**WHAT IS BEING ASKED**
In the listing that follows, how many lines contain "React"? Give the number only.

**SOURCE EXCERPT**
==============================
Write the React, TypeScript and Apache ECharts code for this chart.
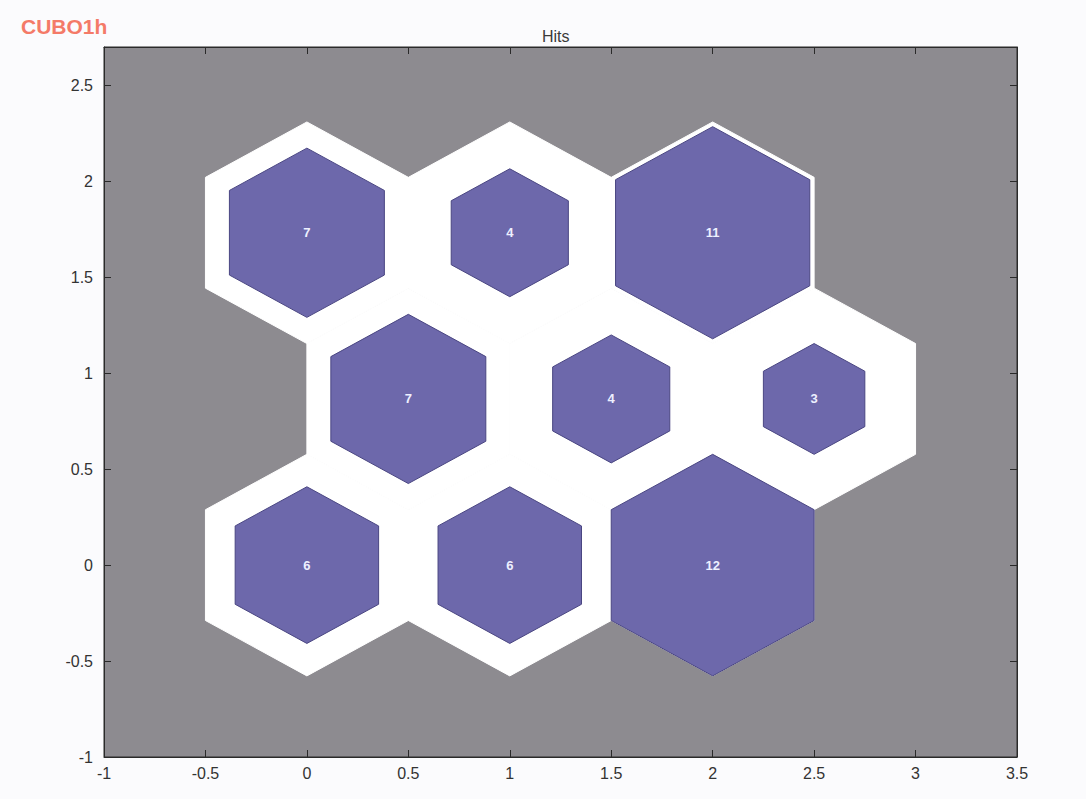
import React, { useEffect, useRef } from "react";
import * as echarts from "echarts";

const neuronX = [0, 1, 2, 0.5, 1.5, 2.5, 0, 1, 2];
const neuronY = [0, 0, 0, 0.866, 0.866, 0.866, 1.732, 1.732, 1.732];
const hits = [6, 6, 12, 7, 4, 3, 7, 4, 11];

const R = 1 / Math.sqrt(3);
const HEX = [
  [0, R],
  [0.5, R / 2],
  [0.5, -R / 2],
  [0, -R],
  [-0.5, -R / 2],
  [-0.5, R / 2],
];

export default function App() {
  const ref = useRef<HTMLDivElement>(null);
  useEffect(() => {
    if (!ref.current) return;
    const chart = echarts.init(ref.current, null, { renderer: "svg" });
    const maxHits = Math.max(...hits);
    const data = neuronX.map((x, i) => [x, neuronY[i], hits[i]]);
    const fmt = (v: number) => {
      const r = Math.round(v * 2) / 2;
      if (Math.abs(r - v) > 1e-6) return "";
      return String(r);
    };
    const tickAxisCommon = {
      axisLine: { show: true, onZero: false, lineStyle: { color: "#2a2a2a", width: 1 } },
      axisTick: { show: true, inside: true, length: 7, lineStyle: { color: "#2a2a2a" } },
      splitLine: { show: false },
    };
    chart.setOption({
      animation: false,
      backgroundColor: "#fbfbfd",
      title: [
        {
          text: "CUBO1h",
          left: 16,
          top: 11,
          textStyle: { fontFamily: "Liberation Sans, Arial", fontWeight: "bold", fontSize: 21, color: "#f47a68" },
        },
        {
          text: "Hits",
          left: 537,
          top: 23,
          textStyle: { fontFamily: "Liberation Sans, Arial", fontWeight: "normal", fontSize: 16, color: "#3a3a3a" },
        },
      ],
      grid: {
        left: 104,
        right: 69,
        top: 47,
        bottom: 42,
        show: true,
        backgroundColor: "#8d8b90",
        borderColor: "#2a2a2a",
        borderWidth: 1,
      },
      xAxis: [
        {
          type: "value",
          min: -1,
          max: 3.5,
          interval: 0.5,
          ...tickAxisCommon,
          axisLabel: {
            formatter: fmt,
            color: "#333",
            fontSize: 16,
            fontFamily: "Liberation Sans, Arial",
            margin: 8,
          },
        },
        {
          type: "value",
          position: "top",
          min: -1,
          max: 3.5,
          interval: 0.5,
          ...tickAxisCommon,
          axisLabel: { show: false },
        },
      ],
      yAxis: [
        {
          type: "value",
          min: -1,
          max: 2.7,
          interval: 0.5,
          ...tickAxisCommon,
          axisLabel: {
            formatter: fmt,
            color: "#333",
            fontSize: 16,
            fontFamily: "Liberation Sans, Arial",
            margin: 11,
            showMaxLabel: false,
          },
        },
        {
          type: "value",
          position: "right",
          min: -1,
          max: 2.7,
          interval: 0.5,
          ...tickAxisCommon,
          axisLabel: { show: false },
        },
      ],
      series: [
        {
          type: "custom",
          data,
          clip: true,
          renderItem: (params: any, api: any) => {
            const x = api.value(0);
            const y = api.value(1);
            const pts = HEX.map(([dx, dy]) => api.coord([x + dx, y + dy]));
            return {
              type: "polygon",
              shape: { points: pts },
              style: { fill: "#ffffff", stroke: "#ffffff", lineWidth: 1 },
            };
          },
        },
        {
          type: "custom",
          data,
          clip: true,
          renderItem: (params: any, api: any) => {
            const x = api.value(0);
            const y = api.value(1);
            const h = api.value(2);
            const s = Math.sqrt(h / maxHits);
            const pts = HEX.map(([dx, dy]) => api.coord([x + dx * s, y + dy * s]));
            const c = api.coord([x, y]);
            return {
              type: "group",
              children: [
                {
                  type: "polygon",
                  shape: { points: pts },
                  style: { fill: "#6d68ab", stroke: "#4a4682", lineWidth: 1 },
                },
                {
                  type: "text",
                  x: c[0],
                  y: c[1],
                  style: {
                    text: String(h),
                    fill: "#eef0ff",
                    fontSize: 13,
                    fontWeight: "bold",
                    fontFamily: "Liberation Sans, Arial",
                    align: "center",
                    verticalAlign: "middle",
                  },
                },
              ],
            };
          },
        },
      ],
    });
    return () => chart.dispose();
  }, []);
  return (
    <div
      ref={ref}
      style={{ position: "fixed", left: 0, top: 0, width: 1086, height: 799 }}
    />
  );
}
==============================
**SOLUTION**
2